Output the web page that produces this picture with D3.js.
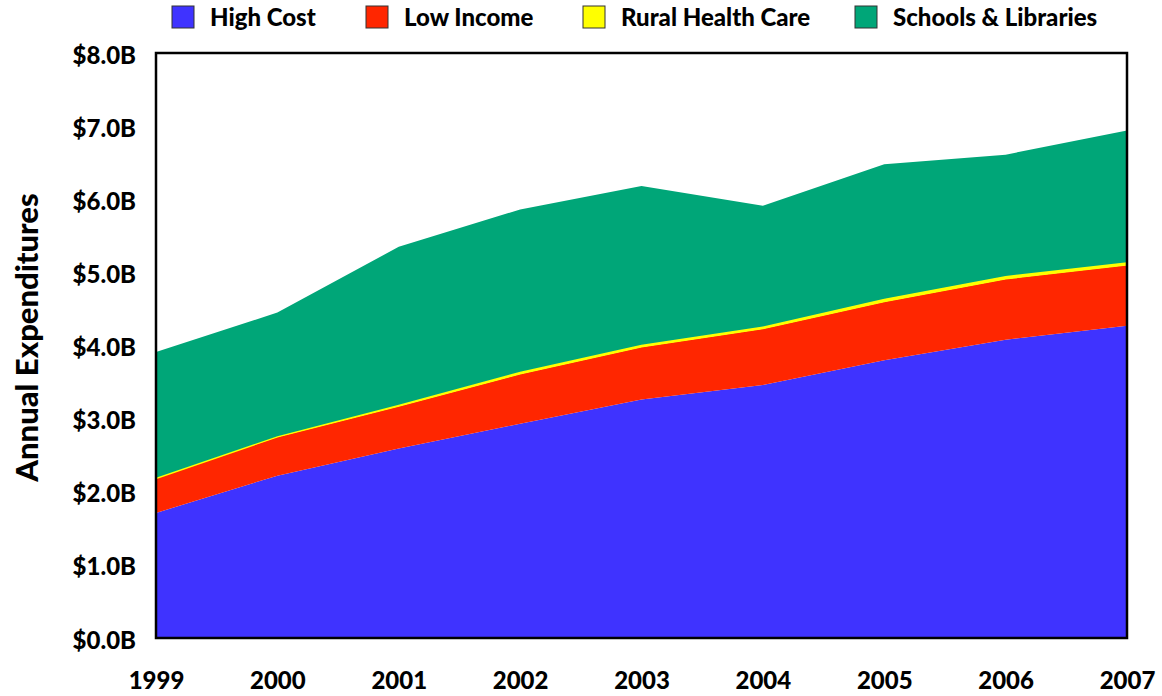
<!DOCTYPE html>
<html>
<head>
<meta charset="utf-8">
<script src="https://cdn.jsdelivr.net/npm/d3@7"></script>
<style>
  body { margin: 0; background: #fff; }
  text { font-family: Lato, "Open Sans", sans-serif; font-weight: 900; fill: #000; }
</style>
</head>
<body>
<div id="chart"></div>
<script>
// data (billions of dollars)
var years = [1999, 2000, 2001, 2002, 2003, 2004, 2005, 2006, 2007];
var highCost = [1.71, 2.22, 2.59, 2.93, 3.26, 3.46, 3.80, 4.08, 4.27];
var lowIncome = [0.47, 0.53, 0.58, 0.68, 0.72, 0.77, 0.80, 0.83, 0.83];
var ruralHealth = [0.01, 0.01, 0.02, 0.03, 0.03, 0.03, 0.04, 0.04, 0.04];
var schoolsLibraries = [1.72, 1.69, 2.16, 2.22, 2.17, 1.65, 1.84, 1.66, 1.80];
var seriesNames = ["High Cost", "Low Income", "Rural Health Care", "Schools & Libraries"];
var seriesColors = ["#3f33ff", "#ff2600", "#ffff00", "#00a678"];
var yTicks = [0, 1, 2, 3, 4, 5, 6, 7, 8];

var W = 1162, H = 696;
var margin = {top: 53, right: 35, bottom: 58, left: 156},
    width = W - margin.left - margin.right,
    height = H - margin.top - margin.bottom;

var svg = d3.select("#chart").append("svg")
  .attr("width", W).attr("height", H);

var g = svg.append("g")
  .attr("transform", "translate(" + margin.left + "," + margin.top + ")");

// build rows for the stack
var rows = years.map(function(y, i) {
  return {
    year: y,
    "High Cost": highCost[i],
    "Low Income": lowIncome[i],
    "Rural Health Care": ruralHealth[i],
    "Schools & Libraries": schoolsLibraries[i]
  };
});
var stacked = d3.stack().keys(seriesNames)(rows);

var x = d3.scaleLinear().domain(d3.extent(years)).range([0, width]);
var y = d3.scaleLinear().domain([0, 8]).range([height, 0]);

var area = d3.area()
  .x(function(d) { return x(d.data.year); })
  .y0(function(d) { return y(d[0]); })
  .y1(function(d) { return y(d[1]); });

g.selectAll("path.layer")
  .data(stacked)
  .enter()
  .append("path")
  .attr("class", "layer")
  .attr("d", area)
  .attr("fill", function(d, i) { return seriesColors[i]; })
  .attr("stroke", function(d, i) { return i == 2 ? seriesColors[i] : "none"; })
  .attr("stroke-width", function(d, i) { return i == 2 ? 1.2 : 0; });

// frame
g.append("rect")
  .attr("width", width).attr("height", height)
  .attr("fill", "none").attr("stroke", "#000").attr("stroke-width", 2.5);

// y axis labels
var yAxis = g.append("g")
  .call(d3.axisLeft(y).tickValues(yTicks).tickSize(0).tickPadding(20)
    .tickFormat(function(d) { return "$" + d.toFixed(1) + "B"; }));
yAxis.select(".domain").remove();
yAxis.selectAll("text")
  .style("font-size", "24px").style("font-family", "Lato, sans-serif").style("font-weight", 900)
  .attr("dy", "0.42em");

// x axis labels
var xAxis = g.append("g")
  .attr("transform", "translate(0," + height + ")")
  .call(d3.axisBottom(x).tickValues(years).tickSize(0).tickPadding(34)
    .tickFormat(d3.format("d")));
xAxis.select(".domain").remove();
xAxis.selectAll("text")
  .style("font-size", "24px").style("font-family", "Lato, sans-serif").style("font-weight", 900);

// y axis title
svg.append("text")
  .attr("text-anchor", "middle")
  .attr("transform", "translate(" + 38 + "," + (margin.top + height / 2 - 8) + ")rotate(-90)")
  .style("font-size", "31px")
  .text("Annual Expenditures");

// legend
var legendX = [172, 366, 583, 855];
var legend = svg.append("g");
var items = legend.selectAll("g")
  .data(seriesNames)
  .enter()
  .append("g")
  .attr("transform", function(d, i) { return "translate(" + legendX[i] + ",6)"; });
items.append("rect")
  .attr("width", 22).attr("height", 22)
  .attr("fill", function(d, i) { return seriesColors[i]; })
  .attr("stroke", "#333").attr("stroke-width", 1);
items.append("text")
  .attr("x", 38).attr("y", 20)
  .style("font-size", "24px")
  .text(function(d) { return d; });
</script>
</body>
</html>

--- --- ---

DIRECTIONS = Transcribe all of the material exactly, leaving out whatever pictures it contains.

EXERCISE SOLUTION =
Output the web page that produces this picture with D3.js.
<!DOCTYPE html>
<html>
<head>
<meta charset="utf-8">
<script src="https://cdn.jsdelivr.net/npm/d3@7"></script>
<style>
  body { margin: 0; background: #fff; }
  text { font-family: Lato, "Open Sans", sans-serif; font-weight: 900; fill: #000; }
</style>
</head>
<body>
<div id="chart"></div>
<script>
// data (billions of dollars)
var years = [1999, 2000, 2001, 2002, 2003, 2004, 2005, 2006, 2007];
var highCost = [1.71, 2.22, 2.59, 2.93, 3.26, 3.46, 3.80, 4.08, 4.27];
var lowIncome = [0.47, 0.53, 0.58, 0.68, 0.72, 0.77, 0.80, 0.83, 0.83];
var ruralHealth = [0.01, 0.01, 0.02, 0.03, 0.03, 0.03, 0.04, 0.04, 0.04];
var schoolsLibraries = [1.72, 1.69, 2.16, 2.22, 2.17, 1.65, 1.84, 1.66, 1.80];
var seriesNames = ["High Cost", "Low Income", "Rural Health Care", "Schools & Libraries"];
var seriesColors = ["#3f33ff", "#ff2600", "#ffff00", "#00a678"];
var yTicks = [0, 1, 2, 3, 4, 5, 6, 7, 8];

var W = 1162, H = 696;
var margin = {top: 53, right: 35, bottom: 58, left: 156},
    width = W - margin.left - margin.right,
    height = H - margin.top - margin.bottom;

var svg = d3.select("#chart").append("svg")
  .attr("width", W).attr("height", H);

var g = svg.append("g")
  .attr("transform", "translate(" + margin.left + "," + margin.top + ")");

// build rows for the stack
var rows = years.map(function(y, i) {
  return {
    year: y,
    "High Cost": highCost[i],
    "Low Income": lowIncome[i],
    "Rural Health Care": ruralHealth[i],
    "Schools & Libraries": schoolsLibraries[i]
  };
});
var stacked = d3.stack().keys(seriesNames)(rows);

var x = d3.scaleLinear().domain(d3.extent(years)).range([0, width]);
var y = d3.scaleLinear().domain([0, 8]).range([height, 0]);

var area = d3.area()
  .x(function(d) { return x(d.data.year); })
  .y0(function(d) { return y(d[0]); })
  .y1(function(d) { return y(d[1]); });

g.selectAll("path.layer")
  .data(stacked)
  .enter()
  .append("path")
  .attr("class", "layer")
  .attr("d", area)
  .attr("fill", function(d, i) { return seriesColors[i]; })
  .attr("stroke", function(d, i) { return i == 2 ? seriesColors[i] : "none"; })
  .attr("stroke-width", function(d, i) { return i == 2 ? 1.2 : 0; });

// frame
g.append("rect")
  .attr("width", width).attr("height", height)
  .attr("fill", "none").attr("stroke", "#000").attr("stroke-width", 2.5);

// y axis labels
var yAxis = g.append("g")
  .call(d3.axisLeft(y).tickValues(yTicks).tickSize(0).tickPadding(20)
    .tickFormat(function(d) { return "$" + d.toFixed(1) + "B"; }));
yAxis.select(".domain").remove();
yAxis.selectAll("text")
  .style("font-size", "24px").style("font-family", "Lato, sans-serif").style("font-weight", 900)
  .attr("dy", "0.42em");

// x axis labels
var xAxis = g.append("g")
  .attr("transform", "translate(0," + height + ")")
  .call(d3.axisBottom(x).tickValues(years).tickSize(0).tickPadding(34)
    .tickFormat(d3.format("d")));
xAxis.select(".domain").remove();
xAxis.selectAll("text")
  .style("font-size", "24px").style("font-family", "Lato, sans-serif").style("font-weight", 900);

// y axis title
svg.append("text")
  .attr("text-anchor", "middle")
  .attr("transform", "translate(" + 38 + "," + (margin.top + height / 2 - 8) + ")rotate(-90)")
  .style("font-size", "31px")
  .text("Annual Expenditures");

// legend
var legendX = [172, 366, 583, 855];
var legend = svg.append("g");
var items = legend.selectAll("g")
  .data(seriesNames)
  .enter()
  .append("g")
  .attr("transform", function(d, i) { return "translate(" + legendX[i] + ",6)"; });
items.append("rect")
  .attr("width", 22).attr("height", 22)
  .attr("fill", function(d, i) { return seriesColors[i]; })
  .attr("stroke", "#333").attr("stroke-width", 1);
items.append("text")
  .attr("x", 38).attr("y", 20)
  .style("font-size", "24px")
  .text(function(d) { return d; });
</script>
</body>
</html>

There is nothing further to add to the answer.